By Jack Morse
Stanford scientists want you to boldly go where no one has gone before. Specifically, that would be into a camera-laden toilet that scans and recognizes your analprint.
According to a paper published today in the journal Nature, researchers at the storied university have devised a system for tracking defecation and urination by specific individuals over time, sending that data to the cloud, and analyzing it for the purposes of public health. It’s the latest addition to a long line of smart toilets, although this may be the first one to take a picture of your asshole.
The so-called Precision Health Toilet is equipped with four cameras: the stool camera, anus camera, and two uroflow cameras. Combined, they allow the toilet to analyze users’ urine and “[classify] stool according to the Bristol stool form scale using deep learning[.]”
Notably, the toilet uses a form of two-factor authentication to ensure it associates the right poop with the right person. By employing both a fingerprint scanner embedded in the flush lever, and the aforementioned “analprint scan,” the researchers hoped to prevent mixups involving shared toilets.
“The potential for using the human anus as a biometric identifier is not a new concept,” writes study co-author Dr. Seung-min Park in an accompanying blog post. “The famous painter, Salvador Dalí (1904-1989), had already figured out that the anus has 35 or 37 creases, which are as unique as fingerprints.”
Importantly, you data does not remain with the toilet, but rather is sent to the cloud for later analysis.
“All collected data (images and videos), in their raw data formats, were annotated with respect to the user and transmitted to a cloud system through wireless communication,” explains the study.

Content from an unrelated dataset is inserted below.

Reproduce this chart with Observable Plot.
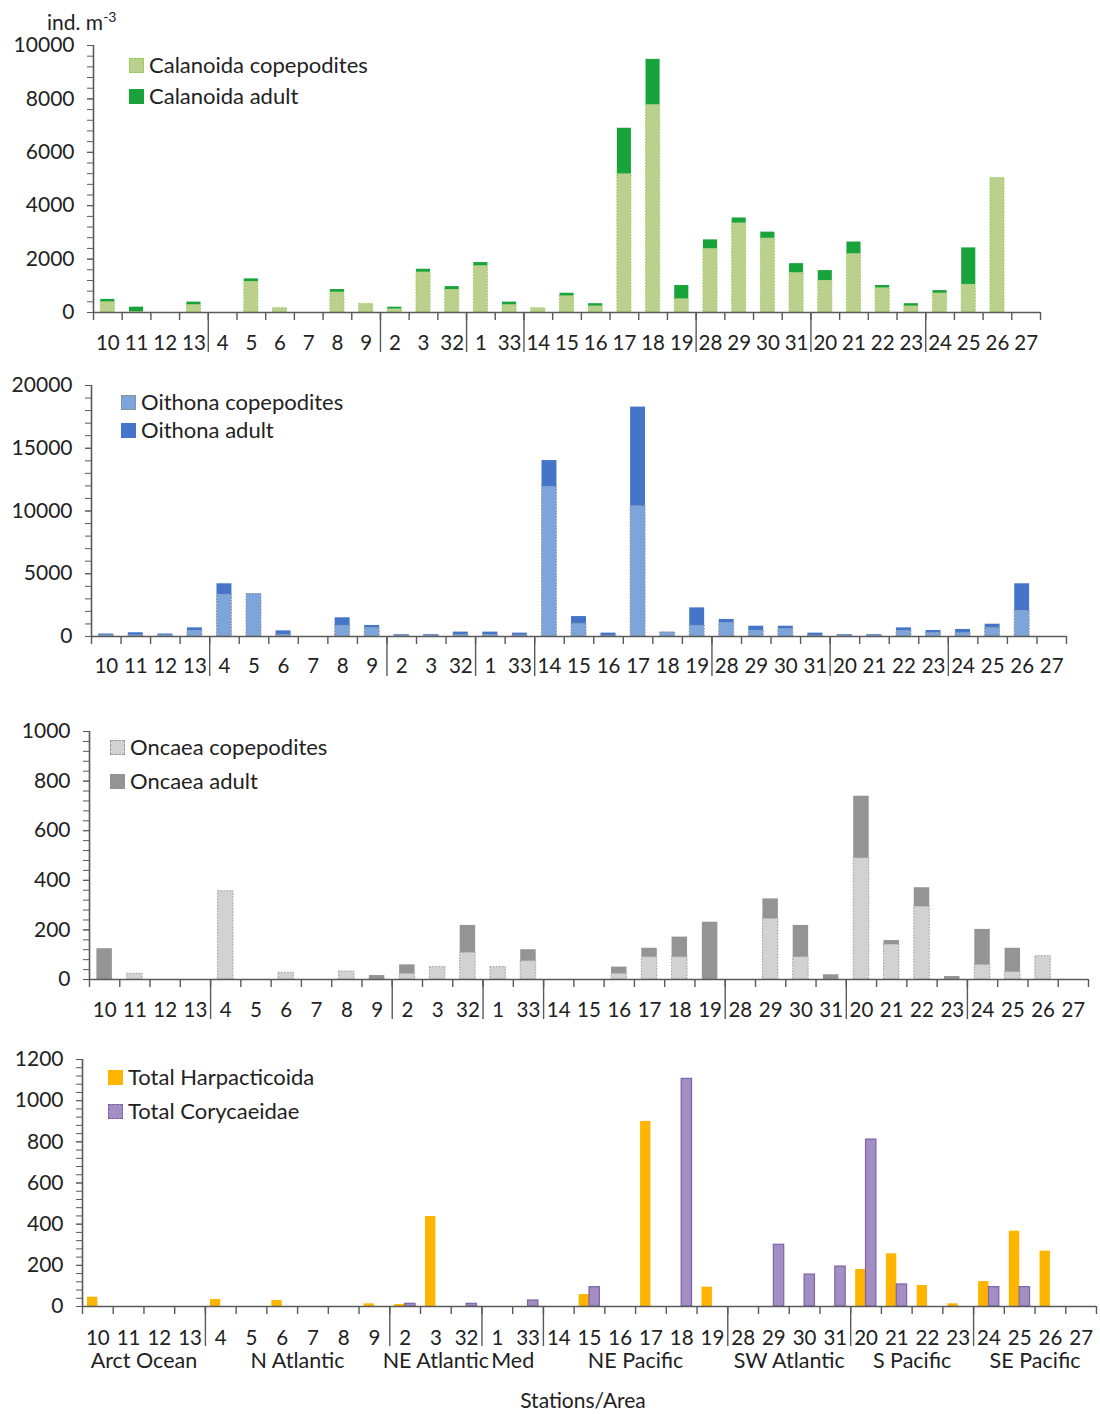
<!DOCTYPE html>
<html><head><meta charset="utf-8">
<script src="https://cdn.jsdelivr.net/npm/d3@7"></script>
<script src="https://cdn.jsdelivr.net/npm/@observablehq/plot@0.6"></script>
<style>
body{margin:0;background:#fff;}
#root{position:relative;width:1100px;height:1414px;font-family:Lato,"Open Sans",sans-serif;color:#222;overflow:hidden;background:#fff;}
.panel{position:absolute;left:0;}
.legend{position:absolute;font-size:22px;line-height:22px;}
.legend .item{display:flex;align-items:center;white-space:nowrap;}
.sw{width:15px;height:15px;box-sizing:border-box;margin-right:5px;flex:none;}
.txt{position:absolute;white-space:nowrap;font-size:21px;}
</style></head><body><div id="root"></div>
<script>
// ---------- DATA ----------
const stations = ["10","11","12","13","4","5","6","7","8","9","2","3","32","1","33","14","15","16","17","18","19","28","29","30","31","20","21","22","23","24","25","26","27"];
const stationArea = ["Arct Ocean","Arct Ocean","Arct Ocean","Arct Ocean",
  "N Atlantic","N Atlantic","N Atlantic","N Atlantic","N Atlantic","N Atlantic",
  "NE Atlantic","NE Atlantic","NE Atlantic","Med","Med",
  "NE Pacific","NE Pacific","NE Pacific","NE Pacific","NE Pacific","NE Pacific",
  "SW Atlantic","SW Atlantic","SW Atlantic","SW Atlantic",
  "S Pacific","S Pacific","S Pacific","S Pacific",
  "SE Pacific","SE Pacific","SE Pacific","SE Pacific"];

const calanoidaCop   = [400,30,0,290, 0,1160,160,0,760,320, 130,1510,860, 1750,290, 160,620,240,5190,7780,510, 2390,3350,2780,1490, 1200,2200,920,240, 720,1050,5040,0];
const calanoidaAdult = [90,170,0,100, 0,100,0,0,100,0, 70,110,110, 120,100, 0,100,90,1710,1700,500, 330,190,230,340, 370,440,90,90, 100,1370,0,0];

const oithonaCop   = [100,100,100,480, 3350,3380,150,0,880,690, 100,100,150, 150,100, 11950,1010,80,10390,300,880, 1090,480,610,80, 100,100,480,290, 290,690,2070,0];
const oithonaAdult = [100,200,100,210, 850,20,300,0,610,190, 50,50,200, 200,170, 2070,580,190,7890,40,1400, 270,340,210,190, 50,50,210,190, 270,290,2130,0];

const oncaeaCop   = [0,23,0,0, 356,0,27,0,32,0, 23,50,108, 50,74, 0,0,23,90,90,0, 0,245,90,0, 489,141,294,0, 59,30,94,0];
const oncaeaAdult = [124,0,0,0, 0,0,0,0,0,16, 36,0,110, 0,46, 0,0,27,36,81,231, 0,80,128,19, 250,16,76,12, 143,96,0,0];

const harpacticoida = [45,0,0,0, 34,0,29,0,0,13, 10,437,0, 0,0, 0,58,0,899,0,94, 0,0,0,0, 180,256,102,13, 121,366,269,0];
const corycaeidae   = [0,0,0,0, 0,0,0,0,0,0, 13,0,13, 0,29, 0,94,0,0,1106,0, 0,300,155,194, 811,107,0,0, 94,94,0,0];

// ---------- HELPERS ----------
const root = document.getElementById("root");
const n = stations.length;
const idx = d3.range(n);
const bounds = d3.range(n + 1);
const seps = idx.filter(i => i > 0 && stationArea[i] !== stationArea[i - 1]);
const areaGroups = [];
idx.forEach(i => {
  const g = areaGroups[areaGroups.length - 1];
  if (g && g.name === stationArea[i]) g.end = i + 1;
  else areaGroups.push({name: stationArea[i], start: i, end: i + 1});
});
const AXIS = "#595959";

function stackedMarks(cop, adult, copFill, copStroke, adultFill, inset) {
  const data = idx.map(i => ({i, cop: cop[i], adult: adult[i]}));
  return [
    Plot.rectY(data.filter(d => d.cop > 0), {x1: "i", x2: d => d.i + 1, y1: 0, y2: "cop",
      fill: copFill, stroke: copStroke, strokeWidth: 1, strokeDasharray: "1.5,1.5", insetLeft: inset, insetRight: inset}),
    Plot.rectY(data.filter(d => d.adult > 0), {x1: "i", x2: d => d.i + 1, y1: "cop", y2: d => d.cop + d.adult,
      fill: adultFill, insetLeft: inset, insetRight: inset})
  ];
}

function panel(cfg) {
  const {top, height, mt, mb, ml, mr, yMax, minor, major, bars, labelPad, areas} = cfg;
  const marks = [
    ...bars,
    Plot.ruleY([0], {stroke: AXIS, strokeWidth: 1.6}),
    Plot.ruleX([0], {y1: 0, y2: yMax, stroke: AXIS, strokeWidth: 1.6}),
    Plot.axisY({ticks: d3.range(0, yMax + 1, minor), tickSize: 6, tickFormat: () => "", stroke: AXIS, label: null}),
    Plot.axisY({ticks: d3.range(0, yMax + 1, major), tickSize: 6, tickPadding: 13, fontSize: 21, stroke: AXIS, fill: "#222", label: null, tickFormat: d => String(d)}),
    Plot.axisX({ticks: bounds, tickSize: 8, tickFormat: () => "", stroke: AXIS, strokeWidth: 1.4, label: null}),
    Plot.axisX({ticks: seps, tickSize: cfg.sepLen, tickFormat: () => "", stroke: AXIS, strokeWidth: 1.4, label: null}),
    Plot.axisX({ticks: idx.map(i => i + 0.5), tickSize: 0, tickPadding: labelPad, fontSize: 20.5, fill: "#222", label: null, tickFormat: v => stations[Math.round(v - 0.5)]})
  ];
  if (areas) {
    marks.push(Plot.axisX({ticks: areaGroups.map(g => (g.start + g.end) / 2), tickSize: 0, tickPadding: areas, fontSize: 21.5, fill: "#222", label: null,
      tickFormat: v => (areaGroups.find(g => (g.start + g.end) / 2 === v) || {}).name}));
  }
  const chart = Plot.plot({
    width: 1100, height, marginTop: mt, marginBottom: mb, marginLeft: ml, marginRight: mr,
    x: {domain: [0, n], axis: null, label: null},
    y: {domain: [0, yMax], axis: null, label: null},
    style: {fontFamily: "Lato, 'Open Sans', sans-serif", fontSize: "20px", color: "#222", background: "transparent", overflow: "visible"},
    marks
  });
  const wrap = document.createElement("div");
  wrap.className = "panel";
  wrap.style.top = top + "px";
  wrap.appendChild(chart);
  root.appendChild(wrap);
}

function legend(left, top, gap, items) {
  const el = document.createElement("div");
  el.className = "legend";
  el.style.left = left + "px";
  el.style.top = top + "px";
  items.forEach((it, k) => {
    const row = document.createElement("div");
    row.className = "item";
    row.style.marginTop = k ? gap + "px" : "0";
    const sw = document.createElement("div");
    sw.className = "sw";
    sw.style.background = it.fill;
    if (it.stroke) sw.style.border = "1px dashed " + it.stroke;
    row.appendChild(sw);
    const t = document.createElement("span");
    t.textContent = it.label;
    row.appendChild(t);
    el.appendChild(row);
  });
  root.appendChild(el);
}

function text(html, left, top, extra) {
  const el = document.createElement("div");
  el.className = "txt";
  el.style.left = left + "px";
  el.style.top = top + "px";
  el.innerHTML = html;
  if (extra) Object.assign(el.style, extra);
  root.appendChild(el);
}

// ---------- PANELS ----------
const C1 = {cop: "#bbd08d", copS: "#93cf58", adult: "#19a33b"};
const C2 = {cop: "#7ea4dc", copS: "#8e8e8e", adult: "#4575c8"};
const C3 = {cop: "#d2d2d2", copS: "#9a9a9a", adult: "#949494"};
const C4 = {harp: "#ffb400", cory: "#a28ec3", coryS: "#7c62a8"};

panel({top: 0, height: 360, mt: 45, mb: 48, ml: 93, mr: 60, yMax: 10000, minor: 400, major: 2000, labelPad: 23, sepLen: 40,
  bars: stackedMarks(calanoidaCop, calanoidaAdult, C1.cop, C1.copS, C1.adult, 7.3)});
panel({top: 365, height: 320, mt: 20, mb: 49, ml: 91, mr: 34, yMax: 20000, minor: 1000, major: 5000, labelPad: 22, sepLen: 40,
  bars: stackedMarks(oithonaCop, oithonaAdult, C2.cop, C2.copS, C2.adult, 7.3)});
panel({top: 710, height: 320, mt: 21, mb: 51, ml: 89, mr: 12, yMax: 1000, minor: 40, major: 200, labelPad: 23, sepLen: 40,
  bars: stackedMarks(oncaeaCop, oncaeaAdult, C3.cop, C3.copS, C3.adult, 7.4)});

const step4 = (1100 - 82 - 4) / n;
const d4 = idx.map(i => ({i, h: harpacticoida[i], c: corycaeidae[i]}));
panel({top: 1040, height: 374, mt: 19, mb: 108, ml: 82, mr: 4, yMax: 1200, minor: 40, major: 200, labelPad: 24, sepLen: 40, areas: 46,
  bars: [
    Plot.rectY(d4.filter(d => d.h > 0), {x1: "i", x2: d => d.i + 1, y1: 0, y2: "h", fill: C4.harp, insetLeft: 5, insetRight: step4 / 2}),
    Plot.rectY(d4.filter(d => d.c > 0), {x1: "i", x2: d => d.i + 1, y1: 0, y2: "c", fill: C4.cory, stroke: C4.coryS, strokeWidth: 1.2, insetLeft: step4 / 2, insetRight: 5})
  ]});

// ---------- LEGENDS & TEXT ----------
legend(129, 54, 9, [
  {label: "Calanoida copepodites", fill: C1.cop, stroke: C1.copS},
  {label: "Calanoida adult", fill: C1.adult}
]);
legend(121, 391, 6, [
  {label: "Oithona copepodites", fill: C2.cop, stroke: C2.copS},
  {label: "Oithona adult", fill: C2.adult}
]);
legend(110, 736, 12, [
  {label: "Oncaea copepodites", fill: C3.cop, stroke: C3.copS},
  {label: "Oncaea adult", fill: C3.adult}
]);
legend(108, 1066, 12, [
  {label: "Total Harpacticoida", fill: C4.harp},
  {label: "Total Corycaeidae", fill: C4.cory, stroke: C4.coryS}
]);

text('ind. m<sup style="font-size:14px;vertical-align:8px;">-3</sup>', 47, 8);
text('Stations/Area', 0, 1387, {width: "1166px", textAlign: "center"});
</script>
</body></html>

When reached for comment over email, Dr. Seung-min Park told Mashable that users’ privacy is of the utmost concern.
“We unconditionally ensure the security of all photos and private information of our users are enforced through end-to-end encrypted data transmission,” wrote Dr. Park. “We have employed a template matching algorithm to determine the region of interest (anus), which once fully developed and validated, will be autonomous without any human interaction.”
What’s more, Dr. Park added that the actual photos of users’ anuses will be “encrypted by a hash function and stored on a secured device.”
Dr. Park that the development of the Precision Health Toilet is a first step in a much longer-term effort to more broadly diagnose a host of diseases and disorders in the general population including benign prostatic hyperplasia, irritable bowel syndrome, and urinary tract infections.
“This toilet system is expected to have a major impact on health monitoring research,” concludes the study, “as the toilet enables longitudinal monitoring of human health with minimal interference of human behavior.”
That is, if everyone can overcome their embarrassment first.